Two interesting papers have been published by the left of centre think-tank Policy Network as part of its Progressive Governance conference, currently underway in London. The two papers – “Global challenges: accountability and effectiveness” by David Held and “From intervention to cooperation: reforming the IMF and World Bank” by Ngaire Woods – look at different aspects of global governance but do so in a rather roundabout way. They could be more concise and clear, if I am allowed to suggest such a thing, if they took more of an interest in federalism.
David Held, who is co-director of the Centre for the Study of Global Governance at the LSE, looks in his paper at the current state of global governance and highlights a series of problems with it, including the difficulty of defining which issues are domestic and which international, the inertia of the system of international agencies, the absence of a clear division of labour between those agencies, and the lack of accountability of the system as a whole.
Now, any reader of this blog is likely to agree with that analysis. The problem is the definition of the solution.
David Held writes that:
“The story of our increasingly global order is not a singular one. Globalisation is not, and has never been, a one-dimensional phenomenon. While there has been a massive expansion of global markets which has altered the political terrain, the story of globalisation is far from simply economic. Since 1945 there has been a significant entrenchment of universal values concerning the equal dignity and worth of all human beings in international rules and regulations; the reconnection of international law and morality, as sovereignty is no longer merely cast as effective power but increasingly as legitimate authority, defined in terms of the maintenance of human rights and democratic values; the establishment of new forms of governance systems, regional and global (however weak and incomplete); and the growing recognition that the public good—whether conceived as financial stability, environmental protection, or global egalitarianism—requires coordinated multilateral action if it is to be achieved in the long term (Held 2004).

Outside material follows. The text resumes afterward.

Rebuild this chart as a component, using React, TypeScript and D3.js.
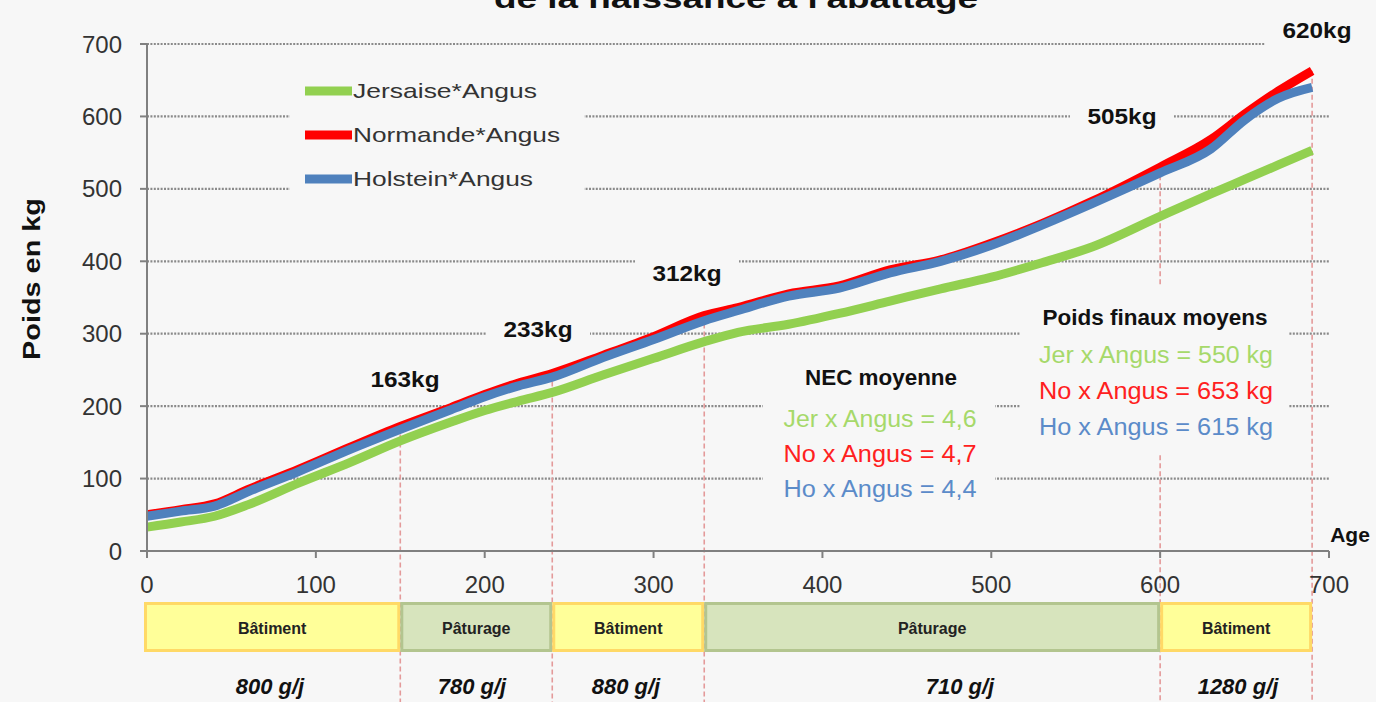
import React from 'react';
import * as d3 from 'd3';

// ---- data ----
const ages = [0, 20, 40, 60, 90, 120, 150, 180, 200, 220, 240, 270, 300, 330, 350, 380, 410, 440, 470, 500, 530, 560, 600, 630, 650, 670, 690];
const jersaise = [33, 40, 48, 64, 94, 122, 152, 178, 194, 207, 219, 243, 266, 289, 302, 313, 328, 345, 362, 378, 398, 420, 462, 493, 513, 533, 553];
const normande = [50, 57, 65, 85, 113, 143, 172, 198, 216, 232, 245, 270, 296, 325, 336, 355, 366, 388, 402, 425, 452, 483, 530, 568, 603, 635, 663];
const holstein = [48, 55, 62, 82, 110, 140, 168, 195, 213, 228, 240, 267, 292, 318, 332, 352, 363, 384, 400, 422, 450, 480, 522, 555, 595, 625, 640];

const seriesNames = ['Jersaise*Angus', 'Normande*Angus', 'Holstein*Angus'];
const seriesColors = ['#92d050', '#ff0000', '#4f81bd'];
const textColors = ['#a6d96a', '#ff2020', '#5b8bc9'];

const yTicks = [0, 100, 200, 300, 400, 500, 600, 700];
const xTicks = [0, 100, 200, 300, 400, 500, 600, 700];

const stageStart = [0, 150, 240, 330, 600];
const stageEnd = [150, 240, 330, 600, 690];
const stageNames = ['Bâtiment', 'Pâturage', 'Bâtiment', 'Pâturage', 'Bâtiment'];
const stageGain = ['800 g/j', '780 g/j', '880 g/j', '710 g/j', '1280 g/j'];
const stageKg = ['163kg', '233kg', '312kg', '505kg', '620kg'];

const necLines = ['Jer x Angus = 4,6', 'No x Angus = 4,7', 'Ho x Angus = 4,4'];
const finalLines = ['Jer x Angus = 550 kg', 'No x Angus = 653 kg', 'Ho x Angus = 615 kg'];

// ---- layout ----
const W = 1376, H = 702;
const bg = '#f7f7f7';
const narrow = "'Liberation Sans Narrow', 'Liberation Sans', Arial, sans-serif";
const sans = "'Liberation Sans', Arial, sans-serif";
// label anchor (centre x, baseline y) for the kg annotations
const kgPos = [[405, 387], [538, 337], [687, 281], [1122, 124], [1317, 38]];
const gainX = [270, 472, 626, 960, 1238];

export default function App() {
  const x = d3.scaleLinear().domain([0, 700]).range([147, 1329]);
  const y = d3.scaleLinear().domain([0, 700]).range([551, 44]);
  const all = [jersaise, normande, holstein];

  const line = d3.line<number>()
    .x((d, i) => x(ages[i]))
    .y(d => y(d))
    .curve(d3.curveMonotoneX);

  const topAt = (age: number) => {
    const i = ages.indexOf(age);
    return Math.max(jersaise[i], normande[i], holstein[i]);
  };

  return (
    <svg width={W} height={H} style={{ position: 'absolute', left: 0, top: 0, background: bg }}>
      <rect width={W} height={H} fill={bg} />

      {/* title, cut at the top edge as in the source */}
      <text x={736} y={8} textAnchor="middle" fontFamily={sans} fontWeight="bold" fontSize={28}
        textLength={484} lengthAdjust="spacingAndGlyphs" fill="#111">de la naissance à l'abattage</text>

      {/* grid */}
      {yTicks.filter(t => t > 0).map(t => (
        <line key={t} x1={x(0)} x2={x(700)} y1={y(t)} y2={y(t)} stroke="#8a8a8a" strokeWidth={2.2} strokeDasharray="2 1.4" />
      ))}

      {/* dashed stage separators */}
      {stageEnd.map(a => (
        <line key={a} x1={x(a)} x2={x(a)} y1={y(topAt(a))} y2={H} stroke="#e49a9a" strokeWidth={1.6} strokeDasharray="5 3" />
      ))}

      {/* opaque boxes hiding grid */}
      <rect x={290} y={60} width={294} height={145} fill={bg} />
      <rect x={763} y={355} width={232} height={150} fill={bg} />
      <rect x={1020} y={287} width={268} height={166} fill={bg} />
      {kgPos.map(([cx, by], i) => (
        <rect key={i} x={cx - 52} y={by - 28} width={104} height={40} fill={bg} />
      ))}

      {/* series */}
      {all.map((s, k) => (
        <path key={k} d={line(s) || ''} fill="none" stroke={seriesColors[k]} strokeWidth={9} strokeLinejoin="round" />
      ))}

      {/* axes */}
      <line x1={x(0)} x2={x(0)} y1={y(700)} y2={y(0)} stroke="#808080" strokeWidth={2} />
      <line x1={x(0) - 7} x2={x(700)} y1={y(0)} y2={y(0)} stroke="#808080" strokeWidth={2} />
      {yTicks.map(t => (
        <g key={t}>
          <line x1={x(0) - 7} x2={x(0)} y1={y(t)} y2={y(t)} stroke="#808080" strokeWidth={2} />
          <text x={122} y={y(t) + 8.5} textAnchor="end" fontFamily={sans} fontSize={24} fill="#333">{t}</text>
        </g>
      ))}
      {xTicks.map(t => (
        <g key={t}>
          <line x1={x(t)} x2={x(t)} y1={y(0)} y2={y(0) + 7} stroke="#808080" strokeWidth={2} />
          <text x={x(t)} y={593} textAnchor="middle" fontFamily={sans} fontSize={24} fill="#333">{t}</text>
        </g>
      ))}
      <text transform={`translate(40,279) rotate(-90)`} textAnchor="middle" fontFamily={sans} fontWeight="bold" fontSize={23} fill="#111"
        textLength={162} lengthAdjust="spacingAndGlyphs">Poids en kg</text>
      <text x={1350} y={542} textAnchor="middle" fontFamily={sans} fontWeight="bold" fontSize={21} fill="#111">Age</text>

      {/* legend */}
      {seriesNames.map((n, k) => (
        <g key={n}>
          <line x1={305} x2={352} y1={91 + k * 44} y2={91 + k * 44} stroke={seriesColors[k]} strokeWidth={9} />
          <text x={353} y={98 + k * 44} fontFamily={sans} fontSize={21} fill="#333"
            textLength={[184, 207, 180][k]} lengthAdjust="spacingAndGlyphs">{n}</text>
        </g>
      ))}

      {/* kg annotations */}
      {stageKg.map((t, i) => (
        <text key={t} x={kgPos[i][0]} y={kgPos[i][1]} textAnchor="middle" fontFamily={narrow} fontWeight="bold" fontSize={22}
          fill="#111" textLength={69} lengthAdjust="spacingAndGlyphs">{t}</text>
      ))}

      {/* NEC box */}
      <text x={881} y={385} textAnchor="middle" fontFamily={narrow} fontWeight="bold" fontSize={22} fill="#111"
        textLength={152} lengthAdjust="spacingAndGlyphs">NEC moyenne</text>
      {necLines.map((t, k) => (
        <text key={t} x={880} y={427 + k * 35} textAnchor="middle" fontFamily={narrow} fontSize={23} fill={textColors[k]}
          textLength={193} lengthAdjust="spacingAndGlyphs">{t}</text>
      ))}

      {/* final weights box */}
      <text x={1155} y={325} textAnchor="middle" fontFamily={narrow} fontWeight="bold" fontSize={22} fill="#111"
        textLength={225} lengthAdjust="spacingAndGlyphs">Poids finaux moyens</text>
      {finalLines.map((t, k) => (
        <text key={t} x={1156} y={363 + k * 36} textAnchor="middle" fontFamily={narrow} fontSize={23} fill={textColors[k]}
          textLength={234} lengthAdjust="spacingAndGlyphs">{t}</text>
      ))}

      {/* stage bands */}
      {stageNames.map((n, i) => {
        const bat = n === 'Bâtiment';
        const x0 = i === 0 ? x(stageStart[i]) - 3 : x(stageStart[i]);
        const x1 = x(stageEnd[i]);
        return (
          <g key={i}>
            <rect x={x0 + 1.5} y={603.5} width={x1 - x0 - 3} height={47} fill={bat ? '#ffff99' : '#d7e4bd'}
              stroke={bat ? '#ffd966' : '#b3c58f'} strokeWidth={3} />
            <text x={(x0 + x1) / 2} y={634} textAnchor="middle" fontFamily={sans} fontWeight="bold" fontSize={16} fill="#222">{n}</text>
            <text x={gainX[i]} y={694} textAnchor="middle" fontFamily={sans} fontWeight="bold" fontStyle="italic" fontSize={22} fill="#111">{stageGain[i]}</text>
          </g>
        );
      })}
    </svg>
  );
}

These developments need to be, and can be, built upon.”
Now, I think that is a rather long way round to the subject to federalism. Contained within his paragraph are the need to rethink the meaning of sovereignty – to make it an expression of democracy rather than achievement – and to look at how collective action can be taken more effectively. If he were to use the terms and the concepts of federalism, I think he would get to the solution more quickly and more clearly.
Ngaire Woods, professor of international political economy at Oxford University, essentially falls into the same trap. In her paper, she analyses the institutional structures of the IMF and the World Bank to ask why they are not more credible (and thus effective) and what kind of institutional changes would boost their credibility. The argument that they were designed the way they are in order to win the confidence of the Americans at the end of the second world war is a good one, and she seeks to use the same tool – confidence – to engage the wider world in the IMF’s decision-making in the future.
In doing so, though, she persists in the error that was imbedded in the Bretton Woods system at the outset. At the time, in 1944, they thought that, in the IMF, they were building a bank, and so structured it like a bank. Countries paid in funds as though they were shareholders, and acquired votes according to their share capital. Other countries paid in funds because they were paying interest on loans received and therefore did not receive share capital. But the IMF is not a bank, it is an instrument of government. The voting arrangements were rigged at the outset and remain rigged to this day. Yes, that rigging was needed in order to win the confidence of the American government, but it does not make sense to rig the voting system differently now in order to win the confidence of other governments, as long as the voting system basically remains rigged.
To interpret both the institutional needs of globalisation in general, and of the IMF and World Bank in particular, it is necessary to think beyond a world of states into a world of multi-level governance. David Held, to his credit, is doing this, but is making rather harder work of it than he needs to if he neglects the insights and understandings that federalism brings.